Press Wanted Spokespeople
Journalists visiting the studio wanted to talk to certain people. Some team members were better at giving interviews and sound bites than others. In a flat hierarchy, telling someone "you're not good at talking to press" required the whole group to essentially vote on it, which felt far harsher than simply having a designated spokesperson role.
Credits and Review Sites
Arcanum's credits simply read "Arcanum was made by" followed by approximately 14 names in alphabetical order — no titles, no roles. Review sites of the early 2000s didn't know what to do with this. MobyGames reportedly listed Tim Cain as "Lead Animator," randomly slotting people into roles when they couldn't find actual titles.
Legal and Business Requirements
Contracts, invoices, and legal documents required designated signatories. The three owners tried to be interchangeable — any of them could sign anything, with a rule that they'd wait 24–48 hours to try to get all three present before proceeding. But externally, this interchangeability was never truly respected.
The Aftermath
After Arcanum shipped, Troika deemed the flat hierarchy experiment a failure on multiple axes. When the studio split into two teams for Temple of Elemental Evil and Vampire: The Masquerade – Bloodlines, both adopted traditional hierarchies with lead designers and lead programmers.

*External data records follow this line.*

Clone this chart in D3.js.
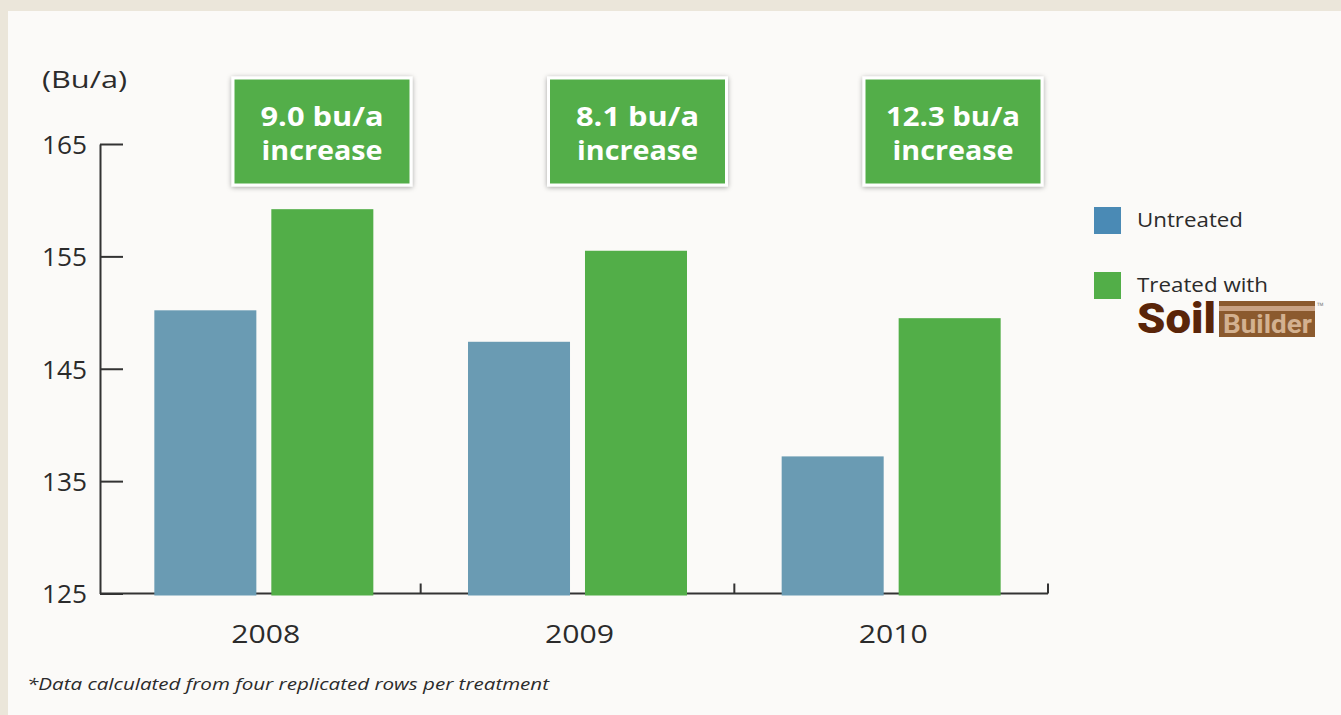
<!DOCTYPE html>
<html>
<head>
<meta charset="utf-8">
<script src="https://cdn.jsdelivr.net/npm/d3@7"></script>
<style>
  html, body { margin: 0; padding: 0; background: #ebe6da; }
  svg { display: block; }
</style>
</head>
<body>
<svg id="chart" width="1341" height="715"></svg>
<script>
// Yield per year, bushels per acre
const years = ["2008", "2009", "2010"];
const untreated = [150.2, 147.4, 137.2];
const treated = [159.2, 155.5, 149.5];
const increaseLabels = ["9.0 bu/a", "8.1 bu/a", "12.3 bu/a"];
const yTicks = [125, 135, 145, 155, 165];
const seriesNames = ["Untreated", "Treated with"];
const unitLabel = "(Bu/a)";
const footnote = "*Data calculated from four replicated rows per treatment";

const svg = d3.select("#chart");
const W = 1341, H = 715;

// paper panel
svg.append("rect").attr("width", W).attr("height", H).attr("fill", "#ebe6da");
svg.append("rect").attr("x", 8).attr("y", 11).attr("width", W - 8).attr("height", H - 11).attr("fill", "#fbfaf8");

const defs = svg.append("defs");
const shadow = defs.append("filter").attr("id", "boxShadow")
  .attr("x", "-10%").attr("y", "-10%").attr("width", "120%").attr("height", "125%");
shadow.append("feDropShadow").attr("dx", 0).attr("dy", 1).attr("stdDeviation", 2.5)
  .attr("flood-color", "#000").attr("flood-opacity", 0.35);

const FONT = "'Open Sans', 'DejaVu Sans', sans-serif";
const textColor = "#2b2b2b";
const blueBar = "#6a9bb3", greenBar = "#52ae48", blueKey = "#4a8ab5";

const axisLeftX = 100;
const y = d3.scaleLinear().domain([125, 165]).range([593.5, 144]);
const x = d3.scaleBand().domain(years).range([107, 1048]);
const inner = d3.scaleBand().domain([0, 1]).paddingInner(0.128);
// callout boxes sit over the treated side of each year
const calloutX = d3.scalePoint().domain(years).range([322, 953]);

function stretch(sel, w) {
  sel.attr("textLength", w).attr("lengthAdjust", "spacingAndGlyphs");
}

// unit label
svg.append("text").attr("x", 42).attr("y", 88).text(unitLabel)
  .attr("font-family", FONT).attr("font-size", 24).attr("fill", textColor)
  .call(stretch, 85);

// y axis with ticks pointing right
const yAxis = svg.append("g").attr("transform", `translate(${axisLeftX},0)`)
  .call(d3.axisLeft(y).tickValues(yTicks).tickSize(-23).tickSizeOuter(0).tickPadding(13).tickFormat(d3.format("d")));
yAxis.select(".domain").attr("stroke", "#333").attr("stroke-width", 2);
yAxis.selectAll(".tick line").attr("stroke", "#333").attr("stroke-width", 2);
yAxis.selectAll(".tick text").attr("font-family", FONT).attr("font-size", 26)
  .attr("fill", textColor).attr("dy", "0.36em").call(stretch, 45);

// x baseline with boundary ticks
const baseY = y(125);
const xAxis = svg.append("g");
xAxis.append("line").attr("x1", axisLeftX).attr("x2", x.range()[1])
  .attr("y1", baseY).attr("y2", baseY).attr("stroke", "#333").attr("stroke-width", 2);
xAxis.selectAll("line.tick").data(years).join("line").attr("class", "tick")
  .attr("x1", d => x(d) + x.bandwidth()).attr("x2", d => x(d) + x.bandwidth())
  .attr("y1", baseY).attr("y2", baseY - 10).attr("stroke", "#333").attr("stroke-width", 2);
xAxis.selectAll("text").data(years).join("text")
  .attr("x", d => x(d) + x.bandwidth() / 2 + 2).attr("y", 643)
  .attr("text-anchor", "middle").text(d => d)
  .attr("font-family", FONT).attr("font-size", 25).attr("fill", textColor)
  .each(function () { d3.select(this).call(stretch, 69); });

// bars, drawn over the baseline
const groups = svg.append("g").selectAll("g").data(years).join("g");
groups.each(function (yr, i) {
  const c = x(yr) + x.bandwidth() / 2;
  inner.range([c - 109.5, c + 109.5]);
  const vals = [untreated[i], treated[i]];
  d3.select(this).selectAll("rect").data(vals).join("rect")
    .attr("x", (d, k) => inner(k))
    .attr("width", inner.bandwidth())
    .attr("y", d => y(d))
    .attr("height", d => baseY + 2 - y(d))
    .attr("fill", (d, k) => k === 0 ? blueBar : greenBar);
});

// increase callouts
const callouts = svg.append("g").selectAll("g").data(years).join("g")
  .attr("transform", d => `translate(${calloutX(d)},78)`);
callouts.append("rect").attr("x", -89).attr("y", 0).attr("width", 178).attr("height", 107)
  .attr("fill", greenBar).attr("stroke", "#fff").attr("stroke-width", 3)
  .attr("filter", "url(#boxShadow)");
callouts.append("text").attr("y", 48).attr("text-anchor", "middle")
  .text((d, i) => increaseLabels[i])
  .attr("font-family", FONT).attr("font-weight", 700).attr("font-size", 27).attr("fill", "#fff")
  .each(function (d, i) { d3.select(this).call(stretch, i === 2 ? 134 : 123); });
callouts.append("text").attr("y", 82).attr("text-anchor", "middle").text("increase")
  .attr("font-family", FONT).attr("font-weight", 700).attr("font-size", 27).attr("fill", "#fff")
  .each(function () { d3.select(this).call(stretch, 121); });

// legend
const legend = svg.append("g").attr("transform", "translate(1094,207)");
const keys = legend.selectAll("g").data(seriesNames).join("g")
  .attr("transform", (d, i) => `translate(0,${i * 65})`);
keys.append("rect").attr("width", 27).attr("height", 27)
  .attr("fill", (d, i) => i === 0 ? blueKey : greenBar);
keys.append("text").attr("x", 43).attr("y", 20).text(d => d)
  .attr("font-family", FONT).attr("font-size", 20).attr("fill", textColor)
  .each(function (d, i) { d3.select(this).call(stretch, i === 0 ? 106 : 131); });

// Soil Builder wordmark
const logo = svg.append("g").attr("transform", "translate(1137,300)");
logo.append("text").attr("x", 0).attr("y", 33).text("Soil")
  .attr("font-family", "'Roboto', 'DejaVu Sans', sans-serif").attr("font-weight", 900)
  .attr("font-size", 42).attr("fill", "#5a2509").call(stretch, 79);
logo.append("rect").attr("x", 82).attr("y", 1).attr("width", 96).attr("height", 36).attr("fill", "#8b5a2e");
logo.append("rect").attr("x", 82).attr("y", 6).attr("width", 96).attr("height", 5).attr("fill", "#c9a283");
logo.append("text").attr("x", 86).attr("y", 33).text("Builder")
  .attr("font-family", "'Roboto', 'DejaVu Sans', sans-serif").attr("font-weight", 700)
  .attr("font-size", 26).attr("fill", "#d3b190").call(stretch, 89);
logo.append("text").attr("x", 180).attr("y", 9).text("™")
  .attr("font-family", FONT).attr("font-size", 9).attr("fill", "#8a8a8a");

// footnote
svg.append("text").attr("x", 27).attr("y", 690).text(footnote)
  .attr("font-family", FONT).attr("font-style", "italic").attr("font-size", 17).attr("fill", textColor)
  .call(stretch, 522);
</script>
</body>
</html>
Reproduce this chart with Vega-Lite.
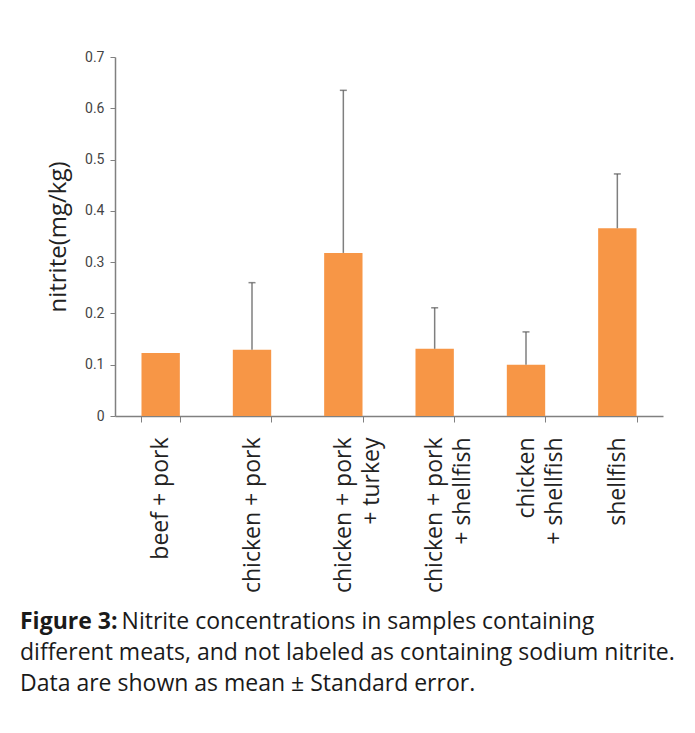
{
  "$schema": "https://vega.github.io/schema/vega-lite/v6.json",
  "width": 548,
  "height": 359,
  "autosize": "none",
  "padding": {"left": 115, "top": 57, "right": 32, "bottom": 317},
  "background": "white",
  "data": {
    "values": [
      {"meat": "beef + pork", "mean": 0.123, "upper": null},
      {"meat": "chicken + pork", "mean": 0.129, "upper": 0.26},
      {"meat": "chicken + pork\n+ turkey", "mean": 0.318, "upper": 0.635},
      {"meat": "chicken + pork\n+ shellfish", "mean": 0.131, "upper": 0.211},
      {"meat": "chicken\n+ shellfish", "mean": 0.1, "upper": 0.164},
      {"meat": "shellfish", "mean": 0.366, "upper": 0.472}
    ]
  },
  "title": {
    "text": "Figure 3:",
    "subtitle": [
      "\u200b\u00a0\u00a0\u00a0\u00a0\u00a0\u00a0\u00a0\u00a0\u00a0\u00a0\u00a0\u00a0\u00a0\u00a0\u00a0\u00a0\u00a0Nitrite concentrations in samples containing",
      "different meats, and not labeled as containing sodium nitrite.",
      "Data are shown as mean ± Standard error."
    ],
    "orient": "bottom",
    "anchor": "start",
    "frame": "group",
    "dx": -95,
    "offset": 18,
    "font": "Open Sans",
    "fontSize": 23,
    "fontWeight": "bold",
    "color": "#1a1a1a",
    "subtitleFont": "Open Sans",
    "subtitleFontSize": 23,
    "subtitleColor": "#1a1a1a",
    "subtitleLineHeight": 31,
    "subtitlePadding": -23
  },
  "encoding": {
    "x": {
      "field": "meat",
      "type": "nominal",
      "sort": null,
      "scale": {"paddingInner": 0.58, "paddingOuter": 0.29},
      "axis": {
        "title": null,
        "labelAngle": -90,
        "labelAlign": "right",
        "labelBaseline": "middle",
        "labelExpr": "split(datum.label, '\\n')",
        "labelLineHeight": 28,
        "labelFont": "Open Sans",
        "labelFontSize": 23,
        "labelColor": "#222222",
        "labelPadding": 15,
        "tickBand": "extent",
        "tickSize": 6,
        "tickColor": "#808080",
        "domainColor": "#808080",
        "domainWidth": 1.5,
        "labelLimit": 300
      }
    }
  },
  "layer": [
    {
      "mark": {"type": "bar", "color": "#F79646"},
      "encoding": {
        "y": {
          "field": "mean",
          "type": "quantitative",
          "scale": {"domain": [0, 0.7], "nice": false},
          "axis": {
            "title": "nitrite(mg/kg)",
            "titleFont": "Open Sans",
            "titleFontSize": 24,
            "titleFontWeight": "normal",
            "titleColor": "#222222",
            "titlePadding": 14,
            "values": [0, 0.1, 0.2, 0.3, 0.4, 0.5, 0.6, 0.7],
            "labelExpr": "datum.value == 0 ? '0' : format(datum.value, '.1f')",
            "labelFont": "Roboto",
            "labelFontSize": 14,
            "labelColor": "#444444",
            "labelPadding": 6,
            "tickSize": 5,
            "tickColor": "#808080",
            "domainColor": "#808080",
            "domainWidth": 1.5,
            "grid": false
          }
        }
      }
    },
    {
      "transform": [{"filter": "datum.upper != null"}],
      "mark": {"type": "rule", "color": "#7f7f7f", "strokeWidth": 1.5},
      "encoding": {
        "y": {"field": "mean", "type": "quantitative"},
        "y2": {"field": "upper"}
      }
    },
    {
      "transform": [{"filter": "datum.upper != null"}],
      "mark": {"type": "tick", "color": "#555555", "thickness": 1.5, "size": 7, "orient": "horizontal"},
      "encoding": {
        "y": {"field": "upper", "type": "quantitative"}
      }
    }
  ],
  "config": {
    "view": {"stroke": null}
  }
}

The results were immediate: things flowed better, people could get definitive answers, there were fewer hurt feelings, and the studio could hire across the experience spectrum — including juniors and fresh graduates — instead of being limited to expensive senior-only hiring.
Tim's Takeaway
Tim compares organizational structure to code structure: "I don't want a bunch of random modules shooting events at each other. I want a structured code base." Similarly, he prefers knowing who can tell him yes or no, and who he can tell yes or no to.
He acknowledges that others may find ways to make flat hierarchies work, but advises being prepared for the problems Troika encountered. His experience was clear: hierarchy provides structure, and structure makes things work better.